### [WHAT THE TASK ASKS]
Scan the lines below for the word "this". Copy each line you find it in.

○ ○ ○ ○ ○ ○ ○

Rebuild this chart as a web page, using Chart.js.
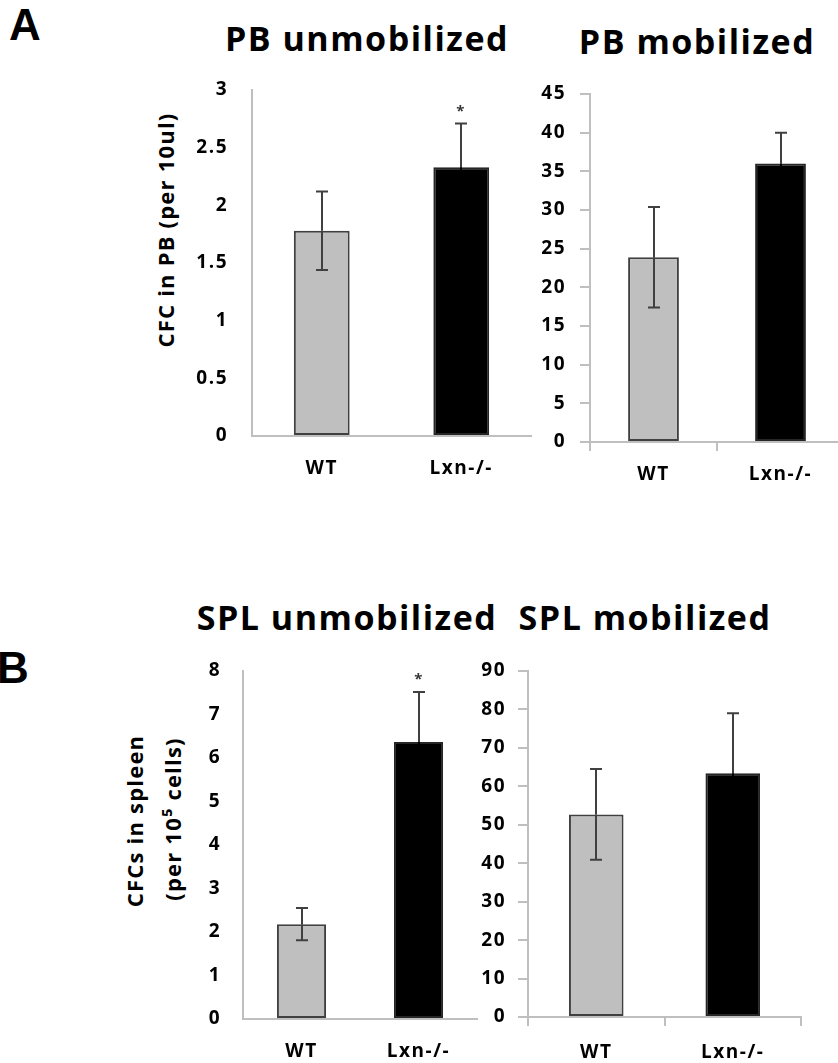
<!DOCTYPE html>
<html>
<head>
<meta charset="utf-8">
<script src="https://cdn.jsdelivr.net/npm/chart.js@4.4.1/dist/chart.umd.min.js"></script>
<style>
  body { margin:0; width:838px; height:1063px; overflow:hidden; background:#fff; position:relative; font-family:"Open Sans", sans-serif; }
  canvas { position:absolute; }
  .lbl { position:absolute; white-space:nowrap; font-weight:bold; color:#000; line-height:1; transform:translate(-50%,-50%); }
  .title { font-size:34px; letter-spacing:1.5px; }
  .ytitle { font-size:22px; letter-spacing:1.2px; transform:translate(-50%,-50%) rotate(-90deg); }
  .panel { font-family:"Liberation Sans", Arial, sans-serif; transform:none; }
</style>
</head>
<body>
<div class="lbl panel" style="left:9px;top:3px;font-size:44px;">A</div>
<div class="lbl panel" style="left:-3px;top:646px;font-size:44px;">B</div>

<div class="lbl title" style="left:367px;top:38px;">PB unmobilized</div>
<div class="lbl title" style="left:697px;top:41px;">PB mobilized</div>
<div class="lbl title" style="left:347px;top:617px;">SPL unmobilized</div>
<div class="lbl title" style="left:645px;top:617px;">SPL mobilized</div>

<div class="lbl ytitle" style="left:165px;top:230px;">CFC in PB (per 10ul)</div>
<div class="lbl ytitle" style="left:134px;top:821px;">CFCs in spleen</div>
<div class="lbl ytitle" style="left:172px;top:819px;">(per 10⁵ cells)</div>

<canvas id="pbUnmob" width="390" height="460" style="left:150px;top:40px"></canvas>
<canvas id="pbMob" width="316" height="466" style="left:530px;top:44px"></canvas>
<canvas id="splUnmob" width="340" height="442" style="left:150px;top:621px"></canvas>
<canvas id="splMob" width="340" height="442" style="left:470px;top:621px"></canvas>

<script>
// data
var categories = ['WT', 'Lxn-/-'];

var pbUnmobMeans = [1.78, 2.33];
var pbUnmobErr   = [0.34, 0.38];
var pbUnmobSig   = ['', '*'];

var pbMobMeans = [23.9, 36.0];
var pbMobErr   = [6.5, 4.0];
var pbMobSig   = ['', ''];

var splUnmobMeans = [2.18, 6.37];
var splUnmobErr   = [0.37, 1.15];
var splUnmobSig   = ['', '*'];

var splMobMeans = [52.7, 63.4];
var splMobErr   = [11.8, 15.6];
var splMobSig   = ['', ''];

var barColors = ['#bfbfbf', '#000000'];
var barBorders = ['#404040', '#262626'];

// error bars + significance stars
var errorBarPlugin = {
    id: 'errorBars',
    beforeDraw: function(chart) {
        chart.ctx.letterSpacing = '1.5px';
    },
    afterDatasetsDraw: function(chart, args, opts) {
        var ctx = chart.ctx;
        var y = chart.scales.y;
        var ds = chart.data.datasets[0];
        var meta = chart.getDatasetMeta(0);
        ctx.save();
        ctx.lineWidth = 2;
        meta.data.forEach(function(bar, i) {
            var v = ds.data[i], e = opts.errors[i];
            var yv = y.getPixelForValue(v);
            var yt = y.getPixelForValue(v + e);
            var yb = y.getPixelForValue(v - e);
            var x = Math.round(bar.x);
            var cap = 6;
            // upper whisker
            ctx.strokeStyle = '#404040';
            ctx.beginPath();
            ctx.moveTo(x, yv); ctx.lineTo(x, yt);
            ctx.moveTo(x - cap, yt); ctx.lineTo(x + cap, yt);
            ctx.stroke();
            // lower whisker (hidden inside black bars)
            ctx.strokeStyle = ds.backgroundColor[i] === '#000000' ? '#000000' : '#404040';
            ctx.beginPath();
            ctx.moveTo(x, yv); ctx.lineTo(x, yb);
            ctx.moveTo(x - cap, yb); ctx.lineTo(x + cap, yb);
            ctx.stroke();
            if (opts.marks[i]) {
                ctx.fillStyle = '#333';
                ctx.font = 'bold 15px "Open Sans"';
                ctx.textAlign = 'center';
                ctx.textBaseline = 'middle';
                ctx.fillText(opts.marks[i], x, yt - 12);
            }
        });
        ctx.restore();
    }
};

function makeChart(id, means, errs, marks, yMax, step, g) {
    var tickFont = { family: '"Open Sans"', size: 19, weight: 'bold' };
    return new Chart(document.getElementById(id), {
        type: 'bar',
        data: {
            labels: categories,
            datasets: [{
                data: means,
                backgroundColor: barColors,
                borderColor: barBorders,
                borderWidth: 2,
                borderSkipped: false,
                barPercentage: 1,
                categoryPercentage: g.barFrac
            }]
        },
        options: {
            responsive: false,
            animation: false,
            layout: { padding: { top: 50, right: g.padRight, left: 0, bottom: 0 } },
            plugins: {
                legend: { display: false },
                tooltip: { enabled: false },
                errorBars: { errors: errs, marks: marks }
            },
            scales: {
                x: {
                    grid: { drawOnChartArea: false, drawTicks: g.ticks, tickLength: 9, color: '#bfbfbf', lineWidth: 2 },
                    border: { color: '#bfbfbf', width: 2 },
                    ticks: { font: tickFont, color: '#000', padding: g.xPad },
                    afterFit: function(s) { s.height = g.xHeight; }
                },
                y: {
                    min: 0,
                    max: yMax,
                    grid: { drawOnChartArea: false, drawTicks: g.ticks, tickLength: 10, color: '#bfbfbf', lineWidth: 2 },
                    border: { color: '#bfbfbf', width: 2 },
                    ticks: {
                        stepSize: step,
                        font: tickFont,
                        color: '#000',
                        padding: g.yPad,
                        callback: function(v) { return String(v); }
                    },
                    afterFit: function(s) { s.width = g.yWidth; }
                }
            }
        },
        plugins: [errorBarPlugin]
    });
}

makeChart('pbUnmob', pbUnmobMeans, pbUnmobErr, pbUnmobSig, 3, 0.5,
    { padRight: 9, yWidth: 102, xHeight: 64, ticks: false, yPad: 24, xPad: 21, barFrac: 0.40 });
makeChart('pbMob', pbMobMeans, pbMobErr, pbMobSig, 45, 5,
    { padRight: 2, yWidth: 60, xHeight: 68, ticks: true, yPad: 14, xPad: 12, barFrac: 0.40 });
makeChart('splUnmob', splUnmobMeans, splUnmobErr, splUnmobSig, 8, 1,
    { padRight: 13, yWidth: 93, xHeight: 44, ticks: false, yPad: 22, xPad: 21, barFrac: 0.42 });
makeChart('splMob', splMobMeans, splMobErr, splMobSig, 90, 10,
    { padRight: 9, yWidth: 58, xHeight: 46, ticks: true, yPad: 12, xPad: 15, barFrac: 0.40 });
</script>
</body>
</html>
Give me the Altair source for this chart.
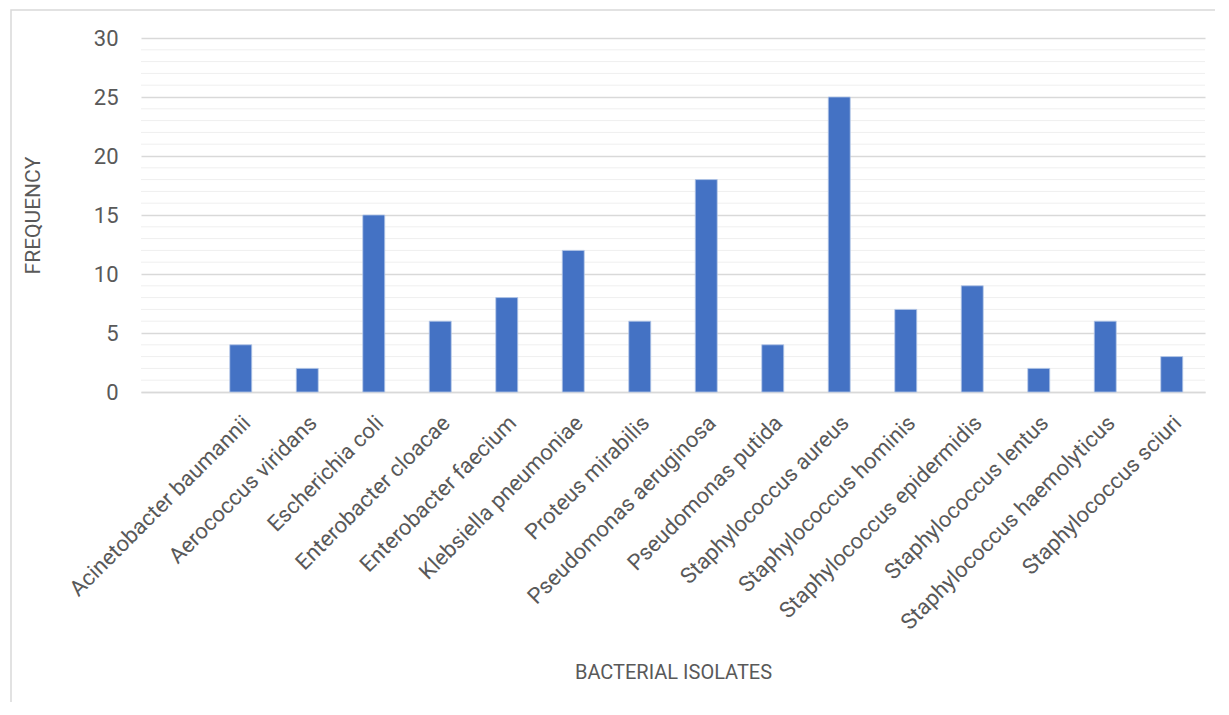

○ ○ ○ ○ ○ ○ ○

### [WRITTEN RESPONSE]
Rebuild this chart as a web page, using Chart.js.
Give me the Altair source for this chart.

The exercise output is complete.